Databricks: Built on Apache Spark, integrates with data lakes, and provides a unified analytics platform for data engineering, data science, and machine learning.
Performance and Scalability:
Snowflake: Scales compute resources dynamically with high concurrency.
Databricks: Leverages Spark's distributed computing capabilities, highly scalable with optimized performance for big data and machine learning workloads.
Ease of Use:
Snowflake: User-friendly, fully managed service requiring minimal administration.
Databricks: More complex due to the integration of various data processing and analytics tools, requires some Spark knowledge.
Cost:
Snowflake: Pay-as-you-go for compute and storage independently.
Databricks: Pay for compute resources and data processing, with different pricing tiers for data engineering and analytics workloads.
Data Sharing and Collaboration:
Snowflake: Secure and straightforward data sharing without data movement.
Databricks: Collaborative environment with notebooks for data scientists and engineers, integrates well with data lakes for sharing data.
Support for Semi-Structured Data:
Snowflake: Native support for JSON, Avro, Parquet.
Databricks: Excellent support for semi-structured data through Spark, capable of handling complex data processing and transformations.

Summary

Snowflake: Best for ease of use, flexibility, and strong data sharing capabilities. Ideal for organizations needing a fully managed, highly scalable, and easy-to-use data warehouse with advanced features.
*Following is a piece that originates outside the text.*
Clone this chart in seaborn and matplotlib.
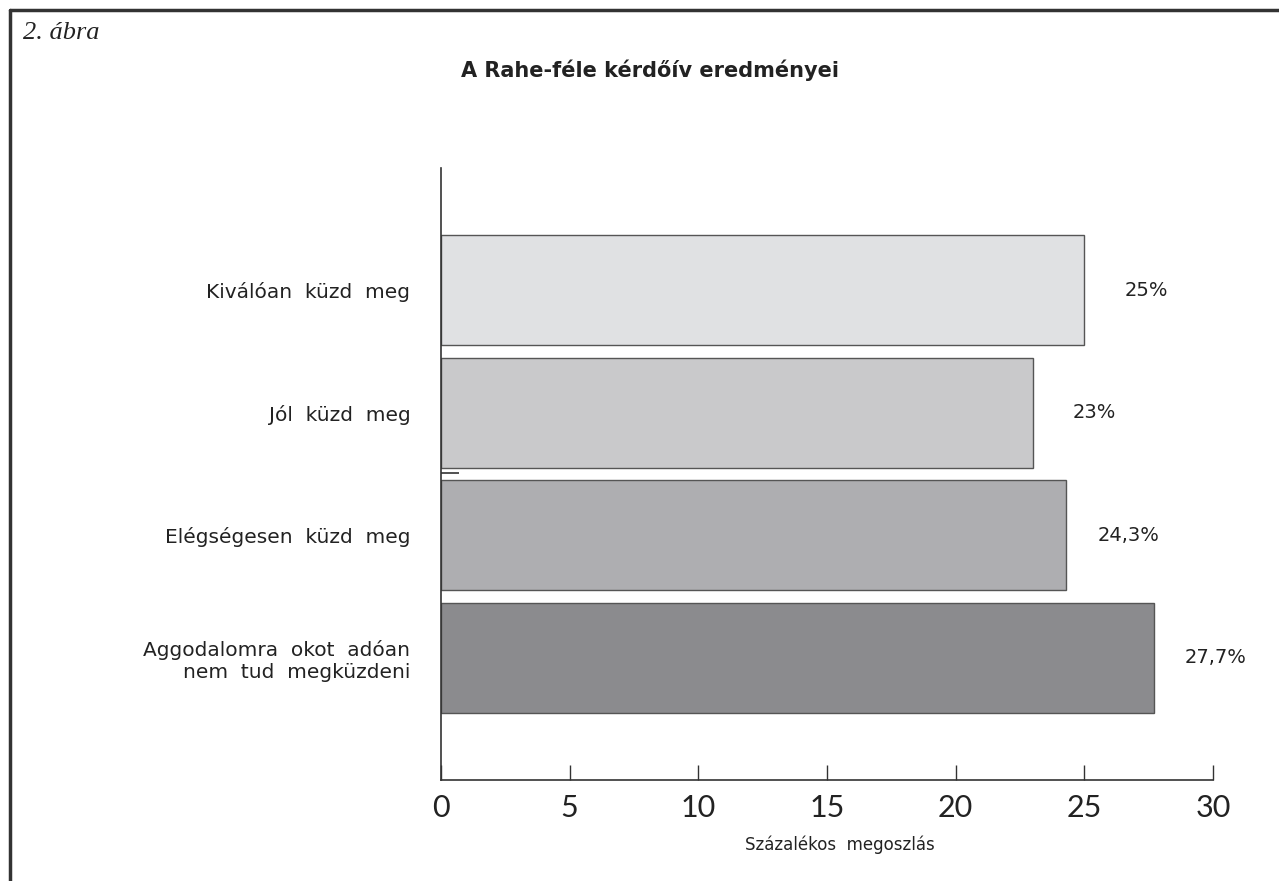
import matplotlib
matplotlib.use("Agg")
import matplotlib.pyplot as plt
from matplotlib.lines import Line2D
import seaborn as sns
import pandas as pd

categories = [
    "Kiválóan  küzd  meg",
    "Jól  küzd  meg",
    "Elégségesen  küzd  meg",
    "Aggodalomra  okot  adóan\nnem  tud  megküzdeni",
]
values = [25.0, 23.0, 24.3, 27.7]
value_labels = ["25%", "23%", "24,3%", "27,7%"]
bar_colors = ["#e0e1e3", "#c9c9cb", "#aeaeb1", "#8b8b8e"]
x_ticks = [0, 5, 10, 15, 20, 25, 30]

sns.set_theme(style="white")
plt.rcParams["font.family"] = ["DejaVu Sans"]

df = pd.DataFrame({"kategoria": categories, "ertek": values})

W, H = 1279, 881
fig = plt.figure(figsize=(W / 100, H / 100), dpi=100)
ax = fig.add_axes([441 / W, 1 - 780 / H, (1213 - 441) / W, (780 - 168) / H])

sns.barplot(data=df, x="ertek", y="kategoria", hue="kategoria",
            palette=bar_colors, legend=False, orient="h", width=0.9,
            edgecolor="#555555", linewidth=1.0, saturation=1, ax=ax)

ax.set_xlim(0, 30)
ax.set_ylim(4.0, -1.0)
ax.set_xticks(x_ticks)
ax.set_xticklabels([str(t) for t in x_ticks], fontsize=22, color="#222222",
                   family="Lato")
ax.tick_params(axis="x", direction="in", length=11, width=1.0,
               color="#333333", pad=10, bottom=True)
ax.tick_params(axis="y", length=0, pad=22, labelsize=14.5, labelcolor="#222222")
ax.set_ylabel("")
ax.set_xlabel("Százalékos  megoszlás", fontsize=12, color="#222222", labelpad=10)
ax.xaxis.label.set_x(0.517)

for side in ["top", "right"]:
    ax.spines[side].set_visible(False)
for side in ["left", "bottom"]:
    ax.spines[side].set_color("#333333")
    ax.spines[side].set_linewidth(1.2)

# value labels to the right of each bar
for i, (v, lab) in enumerate(zip(values, value_labels)):
    ax.text(v + 2.4, i, lab, ha="center", va="center", fontsize=14,
            color="#222222")

# short stray rule between the second and third bars
ax.hlines(1.49, 0, 0.7, color="#333333", linewidth=1.2)

# frame around the figure (left and top edges)
fig.add_artist(Line2D([10 / W, 10 / W], [0, 1 - 10 / H], transform=fig.transFigure,
                      color="#333333", linewidth=2.5))
fig.add_artist(Line2D([10 / W, 1], [1 - 10 / H, 1 - 10 / H], transform=fig.transFigure,
                      color="#333333", linewidth=2.5))

fig.text(23 / W, 1 - 33 / H, "2. ábra", family="Liberation Serif", style="italic",
         fontsize=19, color="#222222", ha="left", va="center")
fig.text(650 / W, 1 - 70 / H, "A Rahe-féle kérdőív eredményei", fontsize=15,
         fontweight="bold", color="#222222", ha="center", va="center")

fig.savefig("out.png", dpi=100)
Amazon Redshift: Good for users already within the AWS ecosystem, offers powerful performance but requires more manual management and tuning.
Google BigQuery: Best for a serverless, fully managed data warehouse experience with powerful automatic scaling and cost-efficient query pricing. Excellent for big data analytics.
Databricks: Ideal for big data and machine learning workloads, offering a unified analytics platform that integrates deeply with data lakes. Best suited for data engineers and data scientists requiring advanced data processing capabilities.